If you have extra time, feel free to add roads and other layers to your map!

HINT: Refer to When Vector Data Don’t Line Up - Handling Spatial Projection & CRS in R for more on working with geographic coordinate systems. You may want to “borrow” the projection from the objects used in that tutorial!

Answers

## 1
# Read the .csv file
newplot_locations_HARV <-
  read.csv("data/NEON-DS-Site-Layout-Files/HARV/HARV_2NewPhenPlots.csv",
           stringsAsFactors = FALSE)

# look at the data structure -> locations in lat/long
str(newplot_locations_HARV)

## 2
## Find/ establish a CRS for new points
# Import the US boundary which is in a geographic WGS84 coordinate system
country_boundary_US <- st_read("data/NEON-DS-Site-Layout-Files/US-Boundary-Layers/US-Boundary-Dissolved-States.shp")

# grab the geographic CRS
geogCRS <- st_crs(country_boundary_US)
geogCRS

## Convert to spatial data frame
# note that the easting and northing columns are in columns 1 and 2
newPlot.Sp.HARV <- st_as_sf(newplot_locations_HARV, coords = c("decimalLon", "decimalLat"), crs = geogCRS)

# view CRS
st_crs(newPlot.Sp.HARV)

## We now have the data imported and in WGS84 Lat/Long. We want to map with plot
# locations in UTM so we'll have to reproject.

# remember we have a UTM Zone 18N crs object from previous code
utm18nCRS

# reproject the new points into UTM using `utm18nCRS`
newPlot.Sp.HARV.UTM <- st_transform(newPlot.Sp.HARV,
                                  utm18nCRS)
# check new plot CRS
st_crs(newPlot.Sp.HARV.UTM)

## 3
# create plot
plot(plot_locations_sp_HARV$geometry,
     main = "NEON Harvard Forest Field Site \nPlot Locations" )

plot(newPlot.Sp.HARV.UTM$geometry,
     add = TRUE,  pch=20, col = "darkgreen")

plot of chunk challenge-code-phen-plots

# oops - looks like we are missing a point on our new plot. let's compare
# the spatial extents of both objects!
st_bbox(plot_locations_sp_HARV)
st_bbox(newPlot.Sp.HARV.UTM)

# when you plot in base plot, if the extent isn't specified, then the data that
# is added FIRST will define the extent of the plot

plot(st_convex_hull(st_sfc(st_union(plot_locations_sp_HARV))),
     main = "Comparison of Spatial Object Extents\nPlot Locations vs New Plot Locations")
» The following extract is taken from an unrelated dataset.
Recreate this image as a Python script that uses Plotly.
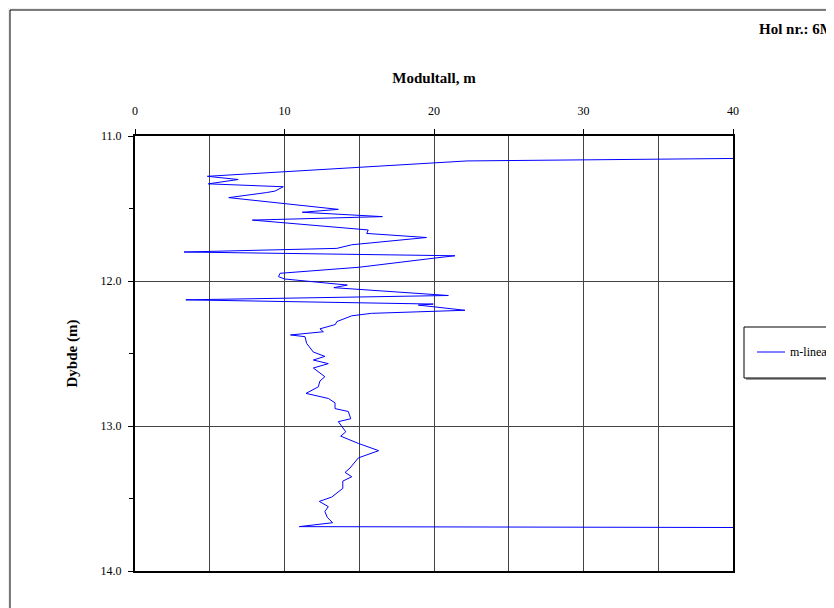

plot(st_convex_hull(st_sfc(st_union(newPlot.Sp.HARV.UTM))),
     col = "darkgreen",
     add = TRUE)

plot of chunk challenge-code-phen-plots

# looks like the green box showing the newPlot extent extends
# beyond the plot.locations extent.

# We need to grab the x min and max and y min from our original plots
# but then the ymax from our new plots

originalPlotExtent <- st_bbox(plot_locations_sp_HARV)
newPlotExtent <- st_bbox(newPlot.Sp.HARV.UTM)

# set xmin and max
xmin <- originalPlotExtent[1]
xmax <- originalPlotExtent[3]
ymin <- originalPlotExtent[2]
ymax <- newPlotExtent[4]

# 3 again... re-plot
# try again but this time specify the x and ylims
# note: we could also write a function that would harvest the smallest and
# largest
# x and y values from an extent object. This is beyond the scope of this tutorial.
plot(plot_locations_sp_HARV$geometry,
     main = "NEON Harvard Forest Field Site\nVegetation & Phenology Plots",
     pch=8,
     col = "purple",
     xlim = c(xmin, xmax),
     ylim = c(ymin, ymax))

plot(newPlot.Sp.HARV.UTM$geometry,
     add = TRUE,  pch=20, col = "darkgreen")

# when we create a legend in R, we need to specify the text for each item
# listed in the legend.
legend("bottomright",
       legend = c("Vegetation Plots", "Phenology Plots"),
       pch = c(8, 20),
       bty = "n",
       col = c("purple", "darkgreen"),
       cex = 1.3)

plot of chunk challenge-code-phen-plots

Export a Shapefile

We can write an R spatial object to a shapefile using the st_write function in sf. To do this we need the following arguments:

We can now export the spatial object as a shapefile.

# write a shapefile
st_write(plot_locations_sp_HARV,
         "data/PlotLocations_HARV.shp", driver = "ESRI Shapefile")

Key Points

  • It is important to know the projection (if any) of your point data prior to converting to a spatial object.